When making these choices, entrepreneurs have reason to care about the extent to which other firms are using a particular legal regime. Traditionally, corporate law scholarship on this topic has drawn attention to the relevance of the number of other firms using a given legal regime. Drawing on insights from network theory, Michael Klausner has famously shown that the benefits of a particular legal regime increase as more firms come to use it.

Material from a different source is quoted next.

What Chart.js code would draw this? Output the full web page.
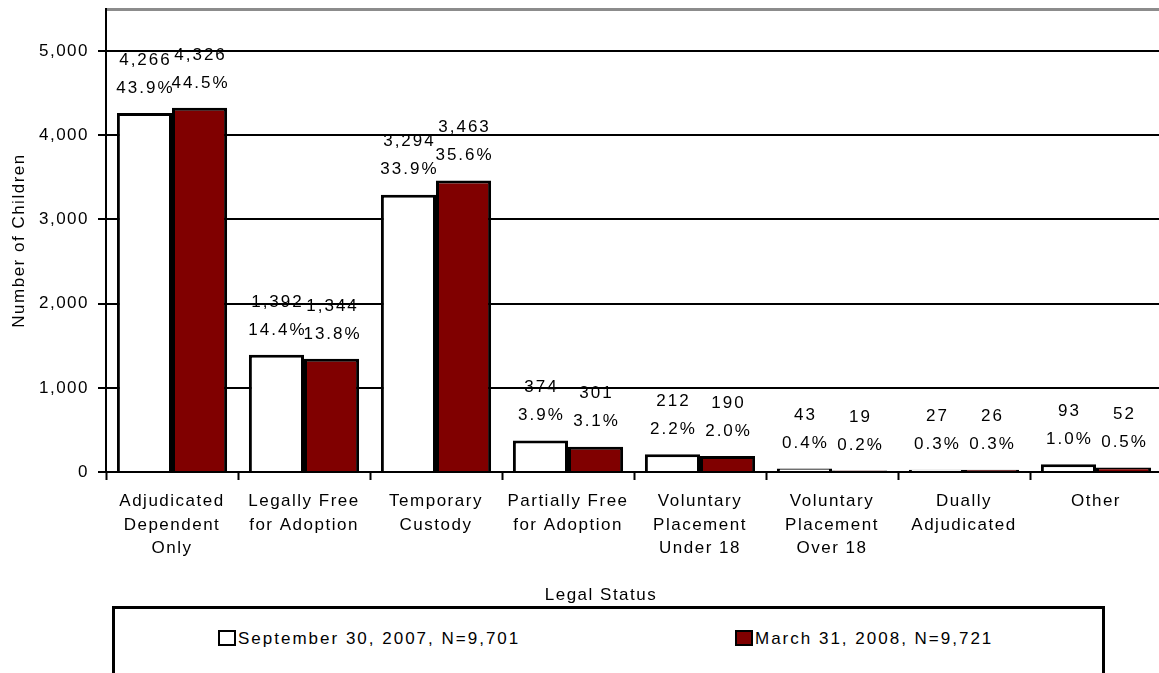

This article does not dispute that the number of other users matters, but argues that the qualitative features of a legal regime’s users are relevant as well: in particular, firms benefit if the users of their chosen legal regime form a relatively homogeneous group. The benefits of such homogeneity come in two flavors. Some homogeneity benefits are ancillary to network benefits; firms profit from homogeneity because more homogeneous networks yield greater benefits. Other homogeneity benefits, however, are independent from network effects in the sense that they do not presuppose the existence of a network. In particular, firm homogeneity increases the predictability of judicial and legislative interventions, and also promises to improve the fit between such interventions and firm needs.
Homogeneity effects are of substantial practical and theoretical interest. They help to explain, or provide efficiency rationales for, a variety of otherwise puzzling or difficult-to-justify phenomena in corporate law. These include the seemingly excessive number of different entity types, the survival of important mandatory norms, and the fact that corporate mobility is observed in some environments but not in others.